Na platformie internetowej wspieram.to umieszczony został specjalny projekt, dzięki któremu każdy może wesprzeć ośmioletnią zawodniczkę parabadmintona – Dominikę Tomańską. Pomóc można wchodząc na stronę Wspieram.to i dokonując wpłaty pieniężnej. Dominice brakuje tylko niewiele ponad 1,5 tys. zł koniecznych do rozwijania badmintonowej pasji. Na zebranie tej kwoty ma jeszcze tydzień!

Projekt został stworzony przez Tomasza Zioło, trenera polskiej kadry parabadmintonowej, który zauważył, że Dominika ma szansę na wspaniałą karierę sportową. Dominika Tomańska urodziła się bez lewego przedramienia, jednak wzorem dla niej może być starszy kolega z klubu — Bartłomiej Mróz, który również urodził się z wadą genetyczną podobnego typu. Bartek rozpoczął treningi w wieku 10 lat. Dziś ma na swoim koncie znaczne sukcesy w badmintonie oraz wicemistrzostwo świata w parabadmintonie. Chciałbym aby Dominika za parę lat świętowała podobne sukcesy, co Bartek– pisze trener Tomasz Zioło na stronie projektu. Wiem jak to zrobić – dodaje.

Jednym z celów projektu jest start Dominiki w zawodach dla początkujących dzieci w czeskich Klimkovicach 28 października 2014 r. W planie jest również udział dziewczynki w obozie sportowym, podczas którego ośmiolatka będzie doskonalić technikę i uczyć się poruszania po korcie.

Aby Dominika mogła trenować i spełniać swoje marzenia, potrzebne są pieniądze. Dziewczynka wraz z rodzicami i bratem mieszka w małej wsi w województwie śląskim, z której do Kędzierzyna-Koźla ma ok. 20 km. W Kędzierzynie mogłaby trenować pod okiem trenera Tomasza Zioło. Niestety, w obecnej, niełatwej sytuacji materialnej rodziców Dominiki, odległość ta, staje się istotną przeszkodą. Potrzebne są również pieniądze na zbliżające się turnieje i obozy.

Aby pomóc, wystarczy wejść na stronę stronę Wspieram.to i zasilić projekt swoją wpłatą. Kwotę wpłaty określa się poprzez wybór progu, do którego przypisana jest dodatkowa nagroda. Nagrodę otrzymuje się wtedy, gdy projekt osiągnie przynajmniej 100% założonego celu (w tym przypadku celem jest 5500 zł).
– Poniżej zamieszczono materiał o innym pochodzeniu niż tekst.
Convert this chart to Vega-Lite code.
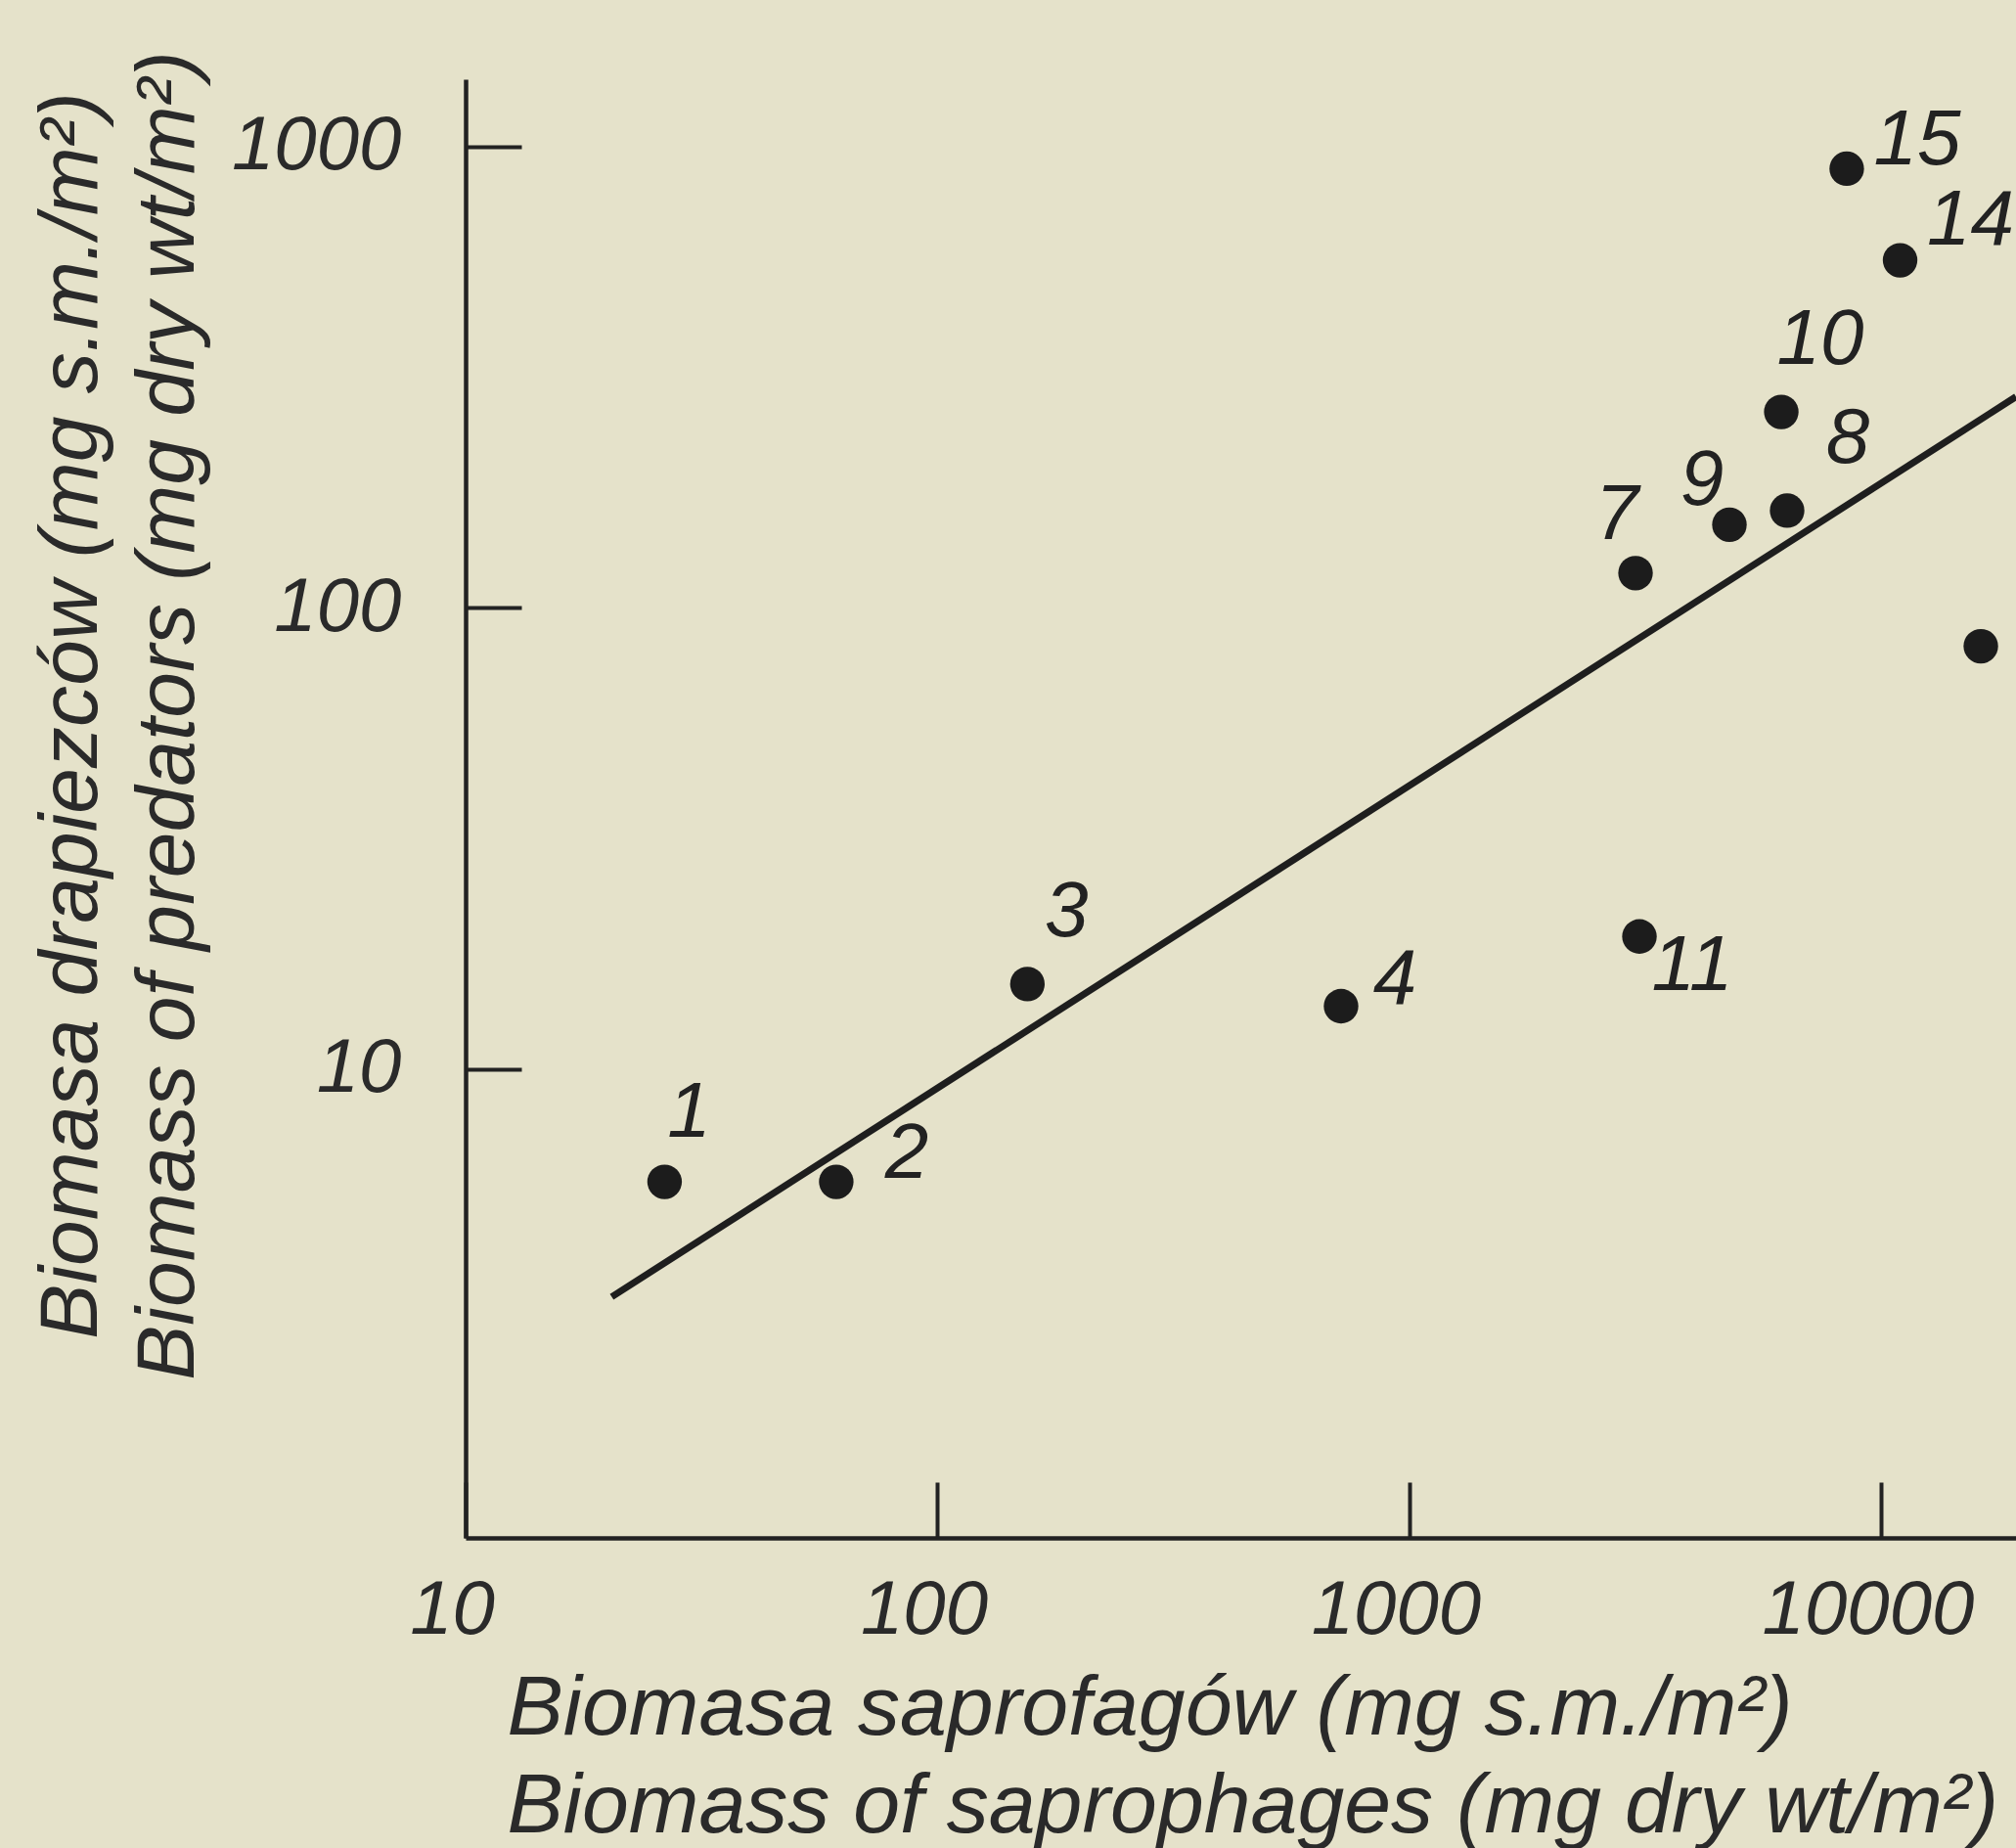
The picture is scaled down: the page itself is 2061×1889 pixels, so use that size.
{
  "$schema": "https://vega.github.io/schema/vega-lite/v6.json",
  "autosize": {"type": "none"},
  "padding": {"left": 476, "top": 81, "right": 0, "bottom": 317},
  "width": 1585,
  "height": 1491,
  "background": "#e5e2ca",
  "config": {"view": {"stroke": null}},
  "datasets": {
    "pts": [
      {"id": "1", "sapro": 26.4, "pred": 5.7},
      {"id": "2", "sapro": 61.0, "pred": 5.7},
      {"id": "3", "sapro": 155, "pred": 15.3},
      {"id": "4", "sapro": 716, "pred": 13.7},
      {"id": "11", "sapro": 3070, "pred": 19.4},
      {"id": "7", "sapro": 3012, "pred": 119},
      {"id": "9", "sapro": 4762, "pred": 151.5},
      {"id": "8", "sapro": 6310, "pred": 162.6},
      {"id": "10", "sapro": 6133, "pred": 266},
      {"id": "15", "sapro": 8440, "pred": 896},
      {"id": "14", "sapro": 10950, "pred": 567},
      {"id": "", "sapro": 16235, "pred": 82.6}
    ],
    "fit": [
      {"sapro": 20.4, "pred": 3.21},
      {"sapro": 19275, "pred": 287}
    ]
  },
  "encoding": {
    "x": {
      "field": "sapro", "type": "quantitative",
      "scale": {"type": "log", "domain": [10, 19275], "nice": false, "zero": false},
      "axis": {
        "values": [10, 100, 1000, 10000], "format": "d", "grid": false,
        "domainColor": "#222222", "domainWidth": 4.5,
        "tickColor": "#222222", "tickWidth": 4, "tickSize": -57,
        "labelFont": "Liberation Sans", "labelFontStyle": "italic", "labelFontSize": 78,
        "labelColor": "#2a2a2a", "labelPadding": 131, "labelBaseline": "middle", "labelAlign": "center",
        "labelOffset": -14, "labelFlush": false, "labelOverlap": false, "labelLimit": 600,
        "title": ["Biomasa saprofagów (mg s.m./m²)", "Biomass of saprophages (mg dry wt/m²)"],
        "titleFont": "Liberation Sans", "titleFontStyle": "italic", "titleFontWeight": "normal",
        "titleFontSize": 86, "titleColor": "#2a2a2a", "titleAlign": "left", "titleBaseline": "alphabetic",
        "titleX": 42, "titleY": 200, "titleLineHeight": 100, "titleLimit": 2000
      }
    },
    "y": {
      "field": "pred", "type": "quantitative",
      "scale": {"type": "log", "domain": [0.964, 1400], "nice": false, "zero": false},
      "axis": {
        "values": [10, 100, 1000], "format": "d", "grid": false,
        "domainColor": "#222222", "domainWidth": 4.5,
        "tickColor": "#222222", "tickWidth": 4, "tickSize": -57,
        "labelFont": "Liberation Sans", "labelFontStyle": "italic", "labelFontSize": 78,
        "labelColor": "#2a2a2a", "labelPadding": 123, "labelBaseline": "middle", "labelAlign": "right",
        "labelFlush": false, "labelOverlap": false, "labelLimit": 600,
        "title": ["Biomasa drapiezców (mg s.m./m²)", "Biomass of predators (mg dry wt/m²)"],
        "titleFont": "Liberation Sans", "titleFontStyle": "italic", "titleFontWeight": "normal",
        "titleFontSize": 84, "titleColor": "#2a2a2a", "titleAlign": "center", "titleBaseline": "alphabetic",
        "titleAngle": 270, "titleX": -378, "titleY": 650, "titleLineHeight": 99, "titleLimit": 2000
      }
    }
  },
  "layer": [
    {"data": {"name": "fit"}, "mark": {"type": "line", "color": "#1e1e1e", "strokeWidth": 7}, "encoding": {}},
    {"data": {"name": "pts"}, "mark": {"type": "circle", "color": "#1c1c1c", "opacity": 1, "size": 1250}},
    {"data": {"name": "pts"}, "transform": [{"filter": {"field": "id", "oneOf": ["1"]}}],
     "mark": {"type": "text", "dx": 25, "dy": -70, "font": "Liberation Sans", "fontStyle": "italic", "fontSize": 80, "color": "#222222"},
     "encoding": {"text": {"field": "id"}}},
    {"data": {"name": "pts"}, "transform": [{"filter": {"field": "id", "oneOf": ["3", "10"]}}],
     "mark": {"type": "text", "dx": 40, "dy": -73, "font": "Liberation Sans", "fontStyle": "italic", "fontSize": 80, "color": "#222222"},
     "encoding": {"text": {"field": "id"}}},
    {"data": {"name": "pts"}, "transform": [{"filter": {"field": "id", "oneOf": ["8"]}}],
     "mark": {"type": "text", "dx": 62, "dy": -73, "font": "Liberation Sans", "fontStyle": "italic", "fontSize": 80, "color": "#222222"},
     "encoding": {"text": {"field": "id"}}},
    {"data": {"name": "pts"}, "transform": [{"filter": {"field": "id", "oneOf": ["2", "15"]}}],
     "mark": {"type": "text", "dx": 72, "dy": -28, "font": "Liberation Sans", "fontStyle": "italic", "fontSize": 80, "color": "#222222"},
     "encoding": {"text": {"field": "id"}}},
    {"data": {"name": "pts"}, "transform": [{"filter": {"field": "id", "oneOf": ["4"]}}],
     "mark": {"type": "text", "dx": 55, "dy": -26, "font": "Liberation Sans", "fontStyle": "italic", "fontSize": 80, "color": "#222222"},
     "encoding": {"text": {"field": "id"}}},
    {"data": {"name": "pts"}, "transform": [{"filter": {"field": "id", "oneOf": ["14"]}}],
     "mark": {"type": "text", "dx": 72, "dy": -40, "font": "Liberation Sans", "fontStyle": "italic", "fontSize": 80, "color": "#222222"},
     "encoding": {"text": {"field": "id"}}},
    {"data": {"name": "pts"}, "transform": [{"filter": {"field": "id", "oneOf": ["11"]}}],
     "mark": {"type": "text", "dx": 54, "dy": 31, "font": "Liberation Sans", "fontStyle": "italic", "fontSize": 80, "color": "#222222"},
     "encoding": {"text": {"field": "id"}}},
    {"data": {"name": "pts"}, "transform": [{"filter": {"field": "id", "oneOf": ["7"]}}],
     "mark": {"type": "text", "dx": -19, "dy": -59, "font": "Liberation Sans", "fontStyle": "italic", "fontSize": 80, "color": "#222222"},
     "encoding": {"text": {"field": "id"}}},
    {"data": {"name": "pts"}, "transform": [{"filter": {"field": "id", "oneOf": ["9"]}}],
     "mark": {"type": "text", "dx": -28, "dy": -44, "font": "Liberation Sans", "fontStyle": "italic", "fontSize": 80, "color": "#222222"},
     "encoding": {"text": {"field": "id"}}}
  ]
}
Platforma informuje darczyńców o bezpieczeństwie, które jest zapewnione, dzięki unikalnemu sposobowi wspierania finansowego "wszystko-albo-nic". Polega to na tym, że pomysł musi zebrać całą założoną wcześniej, potrzebną do realizacji sumę, by twórca otrzymał pieniądze. Gdy projekt nie uzyska pełnego finansowania przed końcem czasu (do końca tej zbiórki pozostało 7 dni), wpłaty wracają na konta darczyńców. Administratorzy strony internetowej Wspieram.to zapewniają, że nie pobierają od wspierających żadnej prowizji.